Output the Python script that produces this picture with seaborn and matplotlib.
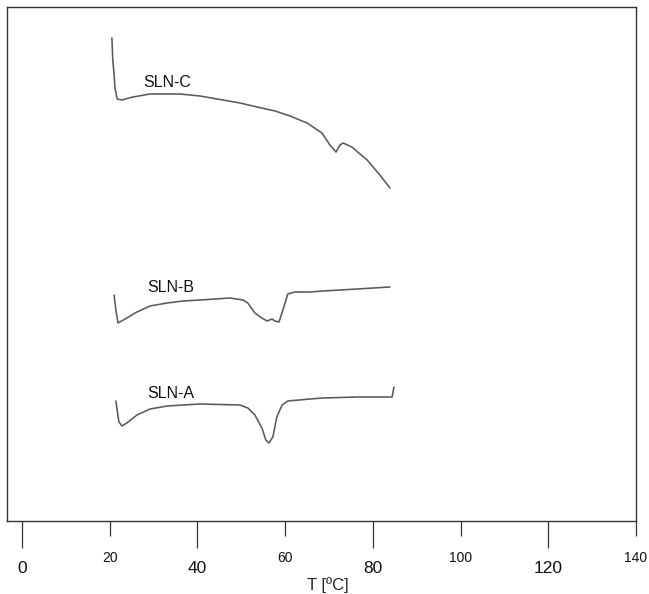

---

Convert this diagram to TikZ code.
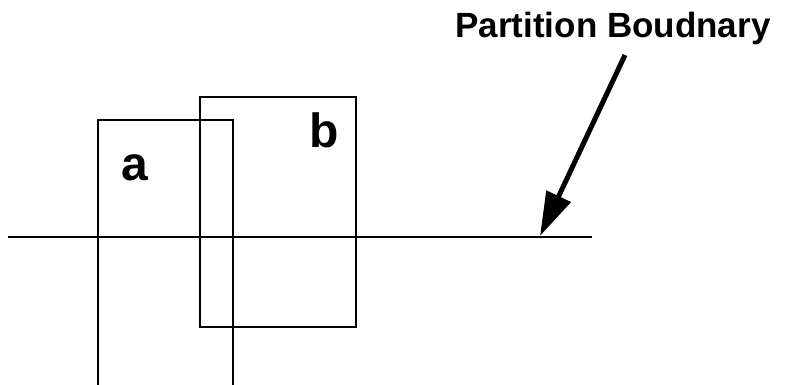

--

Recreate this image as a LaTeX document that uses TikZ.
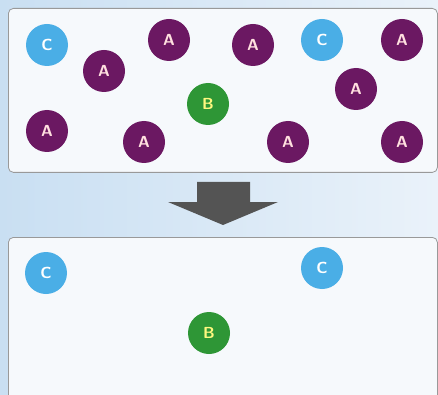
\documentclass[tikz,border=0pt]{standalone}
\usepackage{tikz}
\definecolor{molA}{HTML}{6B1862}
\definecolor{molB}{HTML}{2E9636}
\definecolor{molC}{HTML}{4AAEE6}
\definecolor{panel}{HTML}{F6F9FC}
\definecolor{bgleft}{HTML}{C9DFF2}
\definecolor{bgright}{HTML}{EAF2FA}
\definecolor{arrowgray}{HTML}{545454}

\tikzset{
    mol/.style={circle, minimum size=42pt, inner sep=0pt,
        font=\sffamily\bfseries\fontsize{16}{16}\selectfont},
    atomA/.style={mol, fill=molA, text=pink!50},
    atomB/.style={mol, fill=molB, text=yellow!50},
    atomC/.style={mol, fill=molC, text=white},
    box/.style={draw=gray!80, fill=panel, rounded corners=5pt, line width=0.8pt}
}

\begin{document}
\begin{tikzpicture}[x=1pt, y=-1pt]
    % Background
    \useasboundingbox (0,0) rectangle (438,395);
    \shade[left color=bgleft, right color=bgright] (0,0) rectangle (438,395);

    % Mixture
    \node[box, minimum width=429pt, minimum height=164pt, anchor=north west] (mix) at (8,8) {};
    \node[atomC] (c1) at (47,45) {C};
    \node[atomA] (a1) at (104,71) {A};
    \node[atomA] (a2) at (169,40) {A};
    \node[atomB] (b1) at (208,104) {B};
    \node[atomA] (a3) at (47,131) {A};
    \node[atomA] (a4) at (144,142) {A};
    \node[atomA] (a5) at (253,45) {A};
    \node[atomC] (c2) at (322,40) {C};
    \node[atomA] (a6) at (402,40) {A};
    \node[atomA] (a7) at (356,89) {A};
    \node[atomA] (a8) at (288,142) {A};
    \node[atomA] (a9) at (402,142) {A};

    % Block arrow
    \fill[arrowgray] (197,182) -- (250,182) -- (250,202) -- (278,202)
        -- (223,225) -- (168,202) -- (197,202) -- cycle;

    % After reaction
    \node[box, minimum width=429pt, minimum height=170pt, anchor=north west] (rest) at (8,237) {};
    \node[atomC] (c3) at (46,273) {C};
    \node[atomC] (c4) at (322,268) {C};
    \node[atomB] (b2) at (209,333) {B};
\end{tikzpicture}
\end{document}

> **What to produce**
The first line to give again is the one with "Recreate this image", and the last is the one with "(a9) at (402,142)". Repeat them and everything between exactly, minus the pictures.

> **Exercise output**
Recreate this image as a LaTeX document that uses TikZ.
\documentclass[tikz,border=0pt]{standalone}
\usepackage{tikz}
\definecolor{molA}{HTML}{6B1862}
\definecolor{molB}{HTML}{2E9636}
\definecolor{molC}{HTML}{4AAEE6}
\definecolor{panel}{HTML}{F6F9FC}
\definecolor{bgleft}{HTML}{C9DFF2}
\definecolor{bgright}{HTML}{EAF2FA}
\definecolor{arrowgray}{HTML}{545454}

\tikzset{
    mol/.style={circle, minimum size=42pt, inner sep=0pt,
        font=\sffamily\bfseries\fontsize{16}{16}\selectfont},
    atomA/.style={mol, fill=molA, text=pink!50},
    atomB/.style={mol, fill=molB, text=yellow!50},
    atomC/.style={mol, fill=molC, text=white},
    box/.style={draw=gray!80, fill=panel, rounded corners=5pt, line width=0.8pt}
}

\begin{document}
\begin{tikzpicture}[x=1pt, y=-1pt]
    % Background
    \useasboundingbox (0,0) rectangle (438,395);
    \shade[left color=bgleft, right color=bgright] (0,0) rectangle (438,395);

    % Mixture
    \node[box, minimum width=429pt, minimum height=164pt, anchor=north west] (mix) at (8,8) {};
    \node[atomC] (c1) at (47,45) {C};
    \node[atomA] (a1) at (104,71) {A};
    \node[atomA] (a2) at (169,40) {A};
    \node[atomB] (b1) at (208,104) {B};
    \node[atomA] (a3) at (47,131) {A};
    \node[atomA] (a4) at (144,142) {A};
    \node[atomA] (a5) at (253,45) {A};
    \node[atomC] (c2) at (322,40) {C};
    \node[atomA] (a6) at (402,40) {A};
    \node[atomA] (a7) at (356,89) {A};
    \node[atomA] (a8) at (288,142) {A};
    \node[atomA] (a9) at (402,142) {A};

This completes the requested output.